Buttermilk Ranch Oven Fried Chicken

Buttermilk Ranch Oven Fried Chicken

Buttermilk Ranch Oven-Fried Chicken

This recipe delivers crispy, flavorful chicken with a twist of ranch seasoning. Perfect for a weeknight dinner or weekend gathering.

Ingredients:

  • 3-4 lbs chicken pieces (drumsticks, thighs, breasts, or a mix)
  • 1 (1 oz) envelope ranch salad dressing mix
  • 2 cups buttermilk
  • 1.5 cups all-purpose flour
  • 1/2 cup panko breadcrumbs
  • 1 teaspoon paprika
  • 1 teaspoon garlic powder
  • 1 teaspoon onion powder
  • 1/2 teaspoon cayenne pepper (optional)
  • 1 teaspoon salt
  • 1/2 teaspoon black pepper
  • Cooking spray

Cooking Guide:

  1. Marinate the chicken: In a large bowl, whisk together the ranch dressing mix and buttermilk. Add the chicken pieces and toss to coat. Cover the bowl and refrigerate for at least 2 hours, or ideally overnight, for maximum flavor.
  2. Prepare the breading: In a shallow dish, combine the flour, panko breadcrumbs, paprika, garlic powder, onion powder, cayenne pepper (if using), salt, and black pepper.

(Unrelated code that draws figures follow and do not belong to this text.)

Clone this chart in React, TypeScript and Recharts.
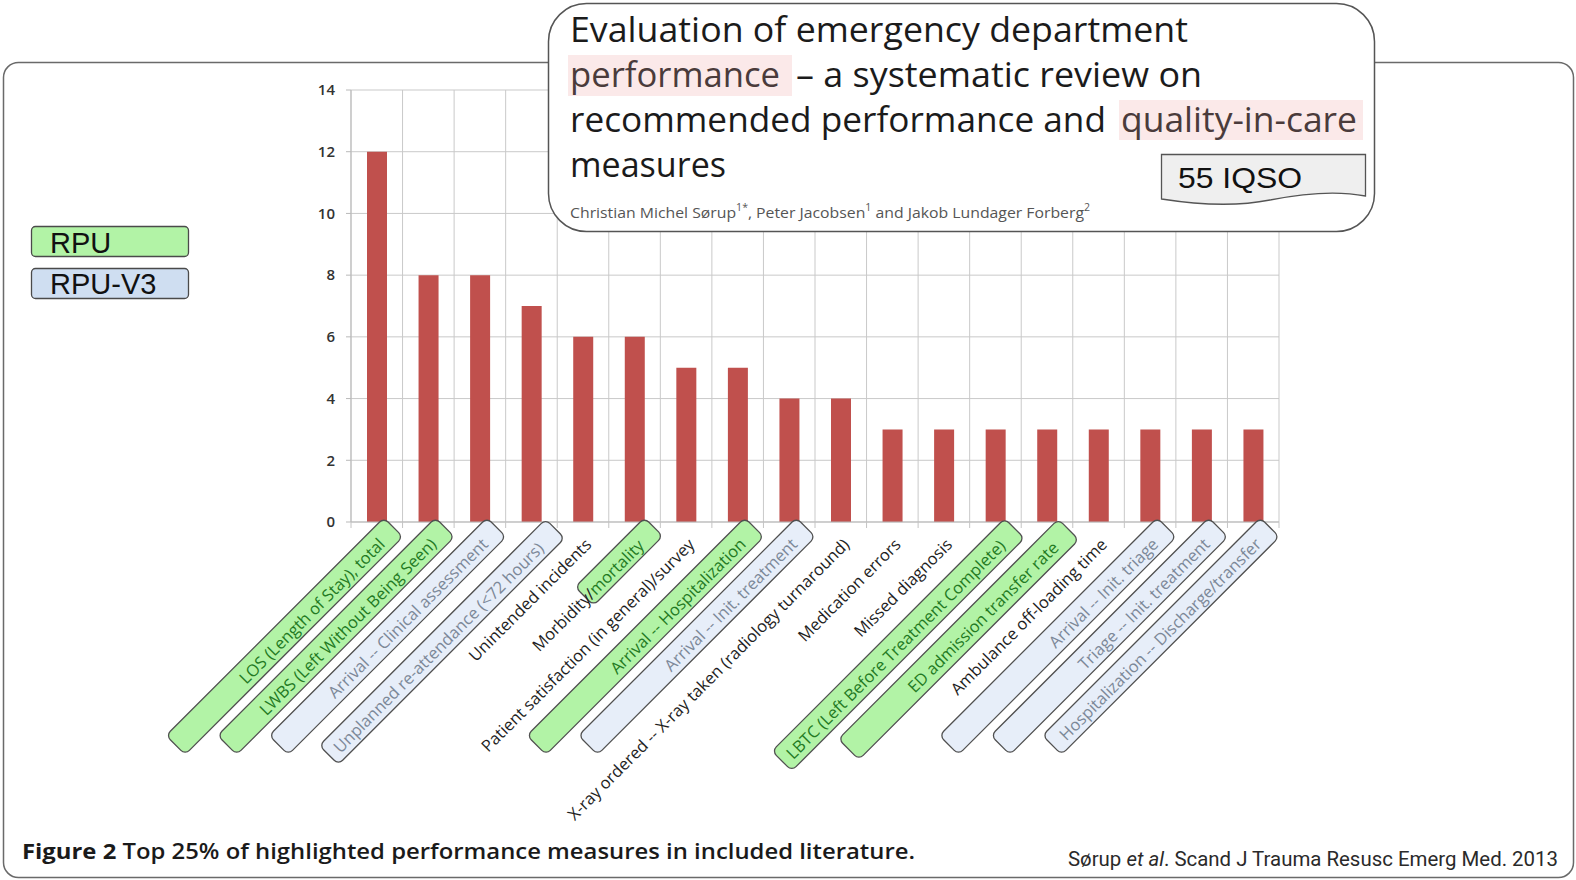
import { Bar, BarChart, CartesianGrid, XAxis, YAxis } from "recharts";

// performance measures, in the order of the bars
const measures = [
  "LOS (Length of Stay), total",
  "LWBS (Left Without Being Seen)",
  "Arrival -- Clinical assessment",
  "Unplanned re-attendance (<72 hours)",
  "Unintended incidents",
  "Morbidity/mortality",
  "Patient satisfaction (in general)/survey",
  "Arrival -- Hospitalization",
  "Arrival -- Init. treatment",
  "X-ray ordered -- X-ray taken (radiology turnaround)",
  "Medication errors",
  "Missed diagnosis",
  "LBTC (Left Before Treatment Complete)",
  "ED admission transfer rate",
  "Ambulance off-loading time",
  "Arrival -- Init. triage",
  "Triage -- Init. treatment",
  "Hospitalization -- Discharge/transfer",
];
const counts = [12, 8, 8, 7, 6, 6, 5, 5, 4, 4, 3, 3, 3, 3, 3, 3, 3, 3];
// which register highlights the measure ("" = none)
const groups = [
  "RPU", "RPU", "RPU-V3", "RPU-V3", "", "RPU", "", "RPU", "RPU-V3",
  "", "", "", "RPU", "RPU", "", "RPU-V3", "RPU-V3", "RPU-V3",
];
const yTicks = [0, 2, 4, 6, 8, 10, 12, 14];
const legendItems = ["RPU", "RPU-V3"];

const data = measures.map((m, i) => ({ measure: m, count: counts[i] }));

const W = 1576;
const H = 880;
const PLOT_LEFT = 351;
const PLOT_RIGHT = 1279;
const BAND = (PLOT_RIGHT - PLOT_LEFT) / measures.length;
const LABEL_FONT = "'Open Sans', sans-serif";

const groupStyle: Record<string, { fill: string; text: string; legend: string }> = {
  RPU: { fill: "#b2f3a6", text: "#237a23", legend: "#b2f3a6" },
  "RPU-V3": { fill: "#e7eef9", text: "#7c8898", legend: "#cfdef1" },
};

// rotated label box, in the label's own frame (u along text, v across)
const BOX = { u0: -300, u1: 8, v0: 2, v1: 29 };
const boxTweaks: Record<number, Partial<typeof BOX>> = {
  3: { u0: -308, u1: 12, v0: 8, v1: 35 },
  5: { u0: -88, u1: 10, v0: 4, v1: 30 },
  12: { u0: -320, u1: 9, v0: 4, v1: 32 },
  13: { u0: -301, u1: 10, v0: 6, v1: 35 },
};

function MeasureTick(props: any) {
  const { x, y, payload } = props;
  const i = measures.indexOf(payload.value);
  const group = groups[i];
  const st = group ? groupStyle[group] : null;
  const b = { ...BOX, ...(boxTweaks[i] || {}) };
  const vc = group ? (b.v0 + b.v1) / 2 + 1 : 17;
  const isMorbidity = i === 5;
  return (
    <g>
      <line x1={x - BAND / 2} x2={x - BAND / 2} y1={y} y2={y + 6} stroke="#c4c4c4" />
      {i === measures.length - 1 && (
        <line x1={x + BAND / 2} x2={x + BAND / 2} y1={y} y2={y + 6} stroke="#c4c4c4" />
      )}
      <g transform={`translate(${x},${y}) rotate(-45)`}>
        {st && (
          <rect
            x={b.u0}
            y={b.v0}
            width={b.u1 - b.u0}
            height={b.v1 - b.v0}
            rx={6}
            fill={st.fill}
            stroke="#505050"
            strokeWidth={1.3}
          />
        )}
        <text
          x={-10}
          y={vc}
          textAnchor="end"
          dominantBaseline="central"
          fontFamily={LABEL_FONT}
          fontSize={16.5}
          fill={st && !isMorbidity ? st.text : "#1e1e1e"}
        >
          {isMorbidity ? (
            <>
              <tspan>Morbidity/</tspan>
              <tspan fill={groupStyle.RPU.text}>mortality</tspan>
            </>
          ) : (
            payload.value
          )}
        </text>
      </g>
    </g>
  );
}

export default function App() {
  return (
    <div style={{ position: "absolute", left: 0, top: 0, width: W, height: H, background: "#fff" }}>
      <svg width={W} height={H} style={{ position: "absolute", left: 0, top: 0 }}>
        <rect x={3.5} y={62.5} width={1570} height={815} rx={15} fill="#fff" stroke="#6a6a6a" strokeWidth={1.5} />
      </svg>

      <div style={{ position: "absolute", left: 0, top: 0 }}>
        <BarChart
          width={W}
          height={H}
          data={data}
          margin={{ top: 90, right: W - PLOT_RIGHT, bottom: 8, left: PLOT_LEFT - 50 }}
        >
          <CartesianGrid
            stroke="#c9c9c9"
            verticalCoordinatesGenerator={({ offset }: any) =>
              Array.from({ length: measures.length + 1 }, (_, k) => offset.left + (k * offset.width) / measures.length)
            }
          />
          <XAxis
            dataKey="measure"
            interval={0}
            height={350}
            tickSize={0}
            tickMargin={0}
            axisLine={{ stroke: "#b9b9b9" }}
            tickLine={false}
            tick={<MeasureTick />}
          />
          <YAxis
            width={50}
            domain={[0, 14]}
            ticks={yTicks}
            tickSize={5}
            tickMargin={11}
            axisLine={{ stroke: "#b9b9b9" }}
            tickLine={{ stroke: "#b9b9b9" }}
            tick={{ fontFamily: LABEL_FONT, fontSize: 15, fill: "#333", fontWeight: 600 }}
          />
          <Bar dataKey="count" fill="#c0504d" barSize={20} isAnimationActive={false} />
        </BarChart>
      </div>

      <svg width={W} height={H} style={{ position: "absolute", left: 0, top: 0, pointerEvents: "none" }}>
        {/* paper title box */}
        <rect x={548.5} y={3.5} width={826} height={228} rx={38} fill="#fff" stroke="#555" strokeWidth={1.5} />
        <rect x={568} y={55} width={224} height={41} fill="#fbe9e9" />
        <rect x={1119} y={100} width={244} height={40} fill="#fbe9e9" />
        <g fontFamily={LABEL_FONT} fontSize={34} fill="#1b1b1b">
          <text x={570} y={42} textLength={618} lengthAdjust="spacingAndGlyphs">
            Evaluation of emergency department
          </text>
          <text x={570} y={87} textLength={210} lengthAdjust="spacingAndGlyphs" fill="#4a3b3b">
            performance
          </text>
          <text x={796} y={87} textLength={406} lengthAdjust="spacingAndGlyphs">
            – a systematic review on
          </text>
          <text x={570} y={132} textLength={536} lengthAdjust="spacingAndGlyphs">
            recommended performance and
          </text>
          <text x={1121} y={132} textLength={236} lengthAdjust="spacingAndGlyphs" fill="#4a3b3b">
            quality-in-care
          </text>
          <text x={570} y={177} textLength={156} lengthAdjust="spacingAndGlyphs">
            measures
          </text>
        </g>
        <text x={570} y={218} fontFamily={LABEL_FONT} fontSize={15} fill="#555" textLength={520} lengthAdjust="spacingAndGlyphs">
          Christian Michel Sørup
          <tspan fontSize={10} dy={-7}>1*</tspan>
          <tspan dy={7}>, Peter Jacobsen</tspan>
          <tspan fontSize={10} dy={-7}>1</tspan>
          <tspan dy={7}> and Jakob Lundager Forberg</tspan>
          <tspan fontSize={10} dy={-7}>2</tspan>
        </text>
        <path
          d="M1161.5,154.5 H1365.5 V196 C1335,190 1300,194 1270,200 C1235,207 1200,205 1161.5,199 Z"
          fill="#efefef"
          stroke="#555"
          strokeWidth={1.3}
        />
        <text x={1178} y={188} fontFamily="'Liberation Sans', Arial, sans-serif" fontSize={30} fill="#111" textLength={124} lengthAdjust="spacingAndGlyphs">
          55 IQSO
        </text>

        {/* register legend */}
        {legendItems.map((g, k) => (
          <g key={g}>
            <rect
              x={31.5}
              y={226.5 + k * 42}
              width={157}
              height={30}
              rx={4}
              fill={groupStyle[g].legend}
              stroke="#4a4a4a"
              strokeWidth={1.3}
            />
            <text x={50} y={253 + k * 41} fontFamily="'Liberation Sans', Arial, sans-serif" fontSize={29} fill="#111">
              {g}
            </text>
          </g>
        ))}

        {/* caption */}
        <text x={22} y={859} fontFamily={LABEL_FONT} fontSize={22} fontWeight={700} fill="#1a1a1a" textLength={893} lengthAdjust="spacingAndGlyphs">
          Figure 2 <tspan fontWeight={600}>Top 25% of highlighted performance measures in included literature.</tspan>
        </text>
        <text x={1068} y={866} fontFamily="Roboto, sans-serif" fontSize={20} fill="#2a2a2a" textLength={490} lengthAdjust="spacingAndGlyphs">
          Sørup <tspan fontStyle="italic">et al</tspan>. Scand J Trauma Resusc Emerg Med. 2013
        </text>
      </svg>
    </div>
  );
}
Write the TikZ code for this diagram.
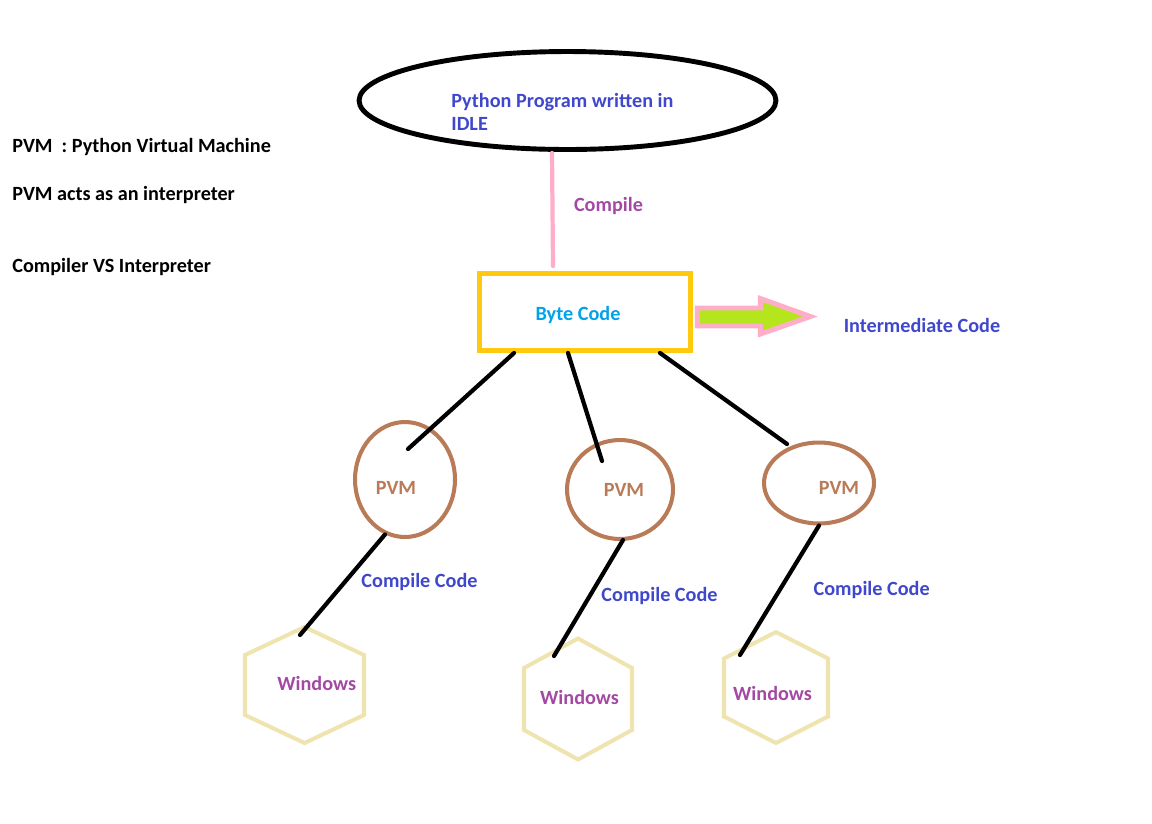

Mix well to combine.
  3. Preheat the oven: Preheat your oven to 425°F (220°C). Lightly grease a baking sheet with cooking spray.
  4. Bread the chicken: Remove the chicken pieces from the marinade, letting any excess drip off. Dredge each piece in the flour mixture, shaking off any excess. Dip the chicken in the buttermilk again, then coat thoroughly in the breading mixture.
  5. Bake the chicken: Place the breaded chicken pieces on the prepared baking sheet, leaving some space between them for even cooking. Bake for 25-30 minutes, then flip the chicken and bake for an additional 15-20 minutes, or until golden brown and the juices run clear when the thickest part of the chicken is pierced with a knife.
  6. Rest and serve: Let the chicken rest on a wire rack for 5-10 minutes before serving. This allows the juices to redistribute throughout the meat for a more flavorful and tender result.

Tips:

  • Use bone-in, skin-on chicken pieces for the most flavorful results. If you prefer skinless chicken, be sure to increase the cooking time slightly as the skin helps insulate the meat.
  • Don’t overcrowd the baking sheet. This will prevent the chicken from crisping properly. Bake the chicken in batches if necessary.
  • For an extra crispy crust, let the breaded chicken rest for 10-15 minutes before baking. This allows the coating to adhere better to the chicken.
  • To test if the chicken is cooked through, insert a digital thermometer into the thickest part of the thigh. The internal temperature should reach 165°F (74°C).
  • Serve your Buttermilk Ranch Oven-Fried Chicken with your favorite dipping sauces, such as ranch dressing, honey mustard, or hot sauce. Enjoy!